Rifle seasons in many states open during mid-October, so it’s important to recognize what effect the moon might have on elk behavior during this time as well, especially once the rut starts winding down. For 2023, October looks very similar to September from a moon phase perspective. The moon will be waning through the first 2 weeks of the month and not hitting full brilliance until 28th, which could bode really well for elk activity throughout October.
The true peak of breeding usually takes place the last few days of September into the first few days of October. This typically translates to vocal elk well into the first week or so of October. Keep in mind that if there is validity in the theory of a delayed estrous due to the full moon late in September, there could be some really good bugling action well into that first week of October, possibly extending into the 2nd week as well. With the moon being pretty dark throughout the 2nd and 3rd week of October, elk will be forced to feed and travel longer during daylight hours, which should help with spotting more elk, even after the vocal activity tapers off.
Most rifle seasons open at some point during mid-October, so as pressure from those seasons hit, the elk will modify their behavior and not be as visible in areas of high pressure and higher hunter activity. However, with the dark nights during this time, they will still need to spend more time up and moving around during the daylight. Find the sanctuaries where they retreat to as they attempt to escape pressure, and you’ll likely find elk moving and feeding into the daylight during the mornings and evenings.
Keep in mind that October 15th lands on a Sunday this year, so for states that have an October 15th opening, opening weekend will likely be somewhat crowded. Many hunters will be setting up camps on Friday the 13th, scouting on the 14th, and hoping to fill their tags on opening morning. I wouldn’t necessarily skip out on opening day this year, but realize it will likely take a couple days into the next week before the elk recover from the barrage of pressure that is sure to hit over the weekend.
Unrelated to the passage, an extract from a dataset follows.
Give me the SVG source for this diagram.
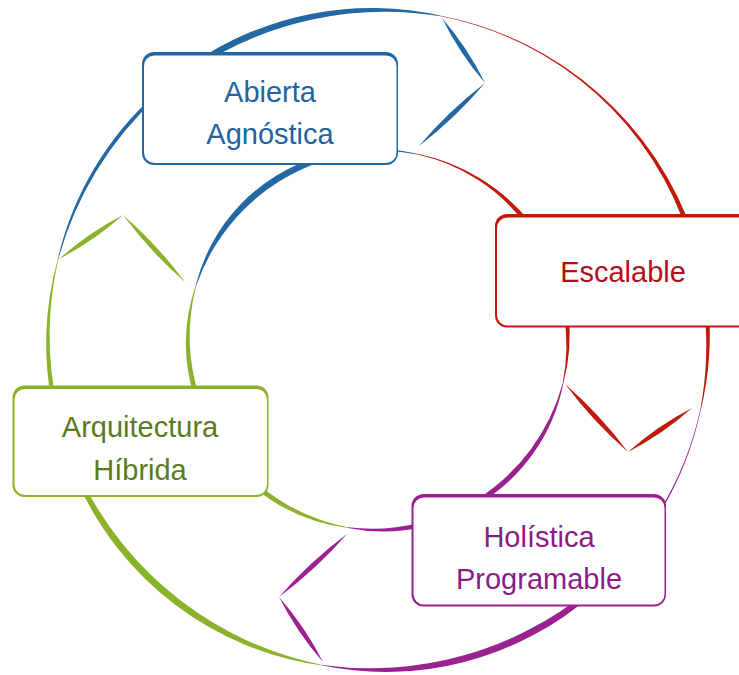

By the time the elk start transitioning from post-rut to late-season behavior in November, the moon will be waning again, which will force the elk to feed more during daylight hours. This, coupled with a switch to a late-season feeding pattern, could provide more elk visibility than normal during the first few weeks of November. The bulls will likely be emerging from their post-rut sanctuaries and starting to get back together with other bulls, and spending a lot more time out in the open looking for food.
As with any post-rut and late-season elk hunting, targeting primary feed sources that the elk will be concentrating on will be the key.
From my experience, elk are elk, and they are going to rut regardless of the moon phase. However, on a really good year where the new moon directly precedes the Fall Equinox – like 2023 – I really think we’re going to see some great rut activity during the middle of September, and that activity could potential remain strong well into October as well. Plus, with Full Moons landing at the end of the months, elk should be more active during daylight hours during prime hunting dates in September, October and into November, which should align well with hunting seasons in many western states.
Understanding the effects of the moon phase on the elk rut is important, and it can help you plan not only when to hunt elk, but also help you understand how to hunt them as well.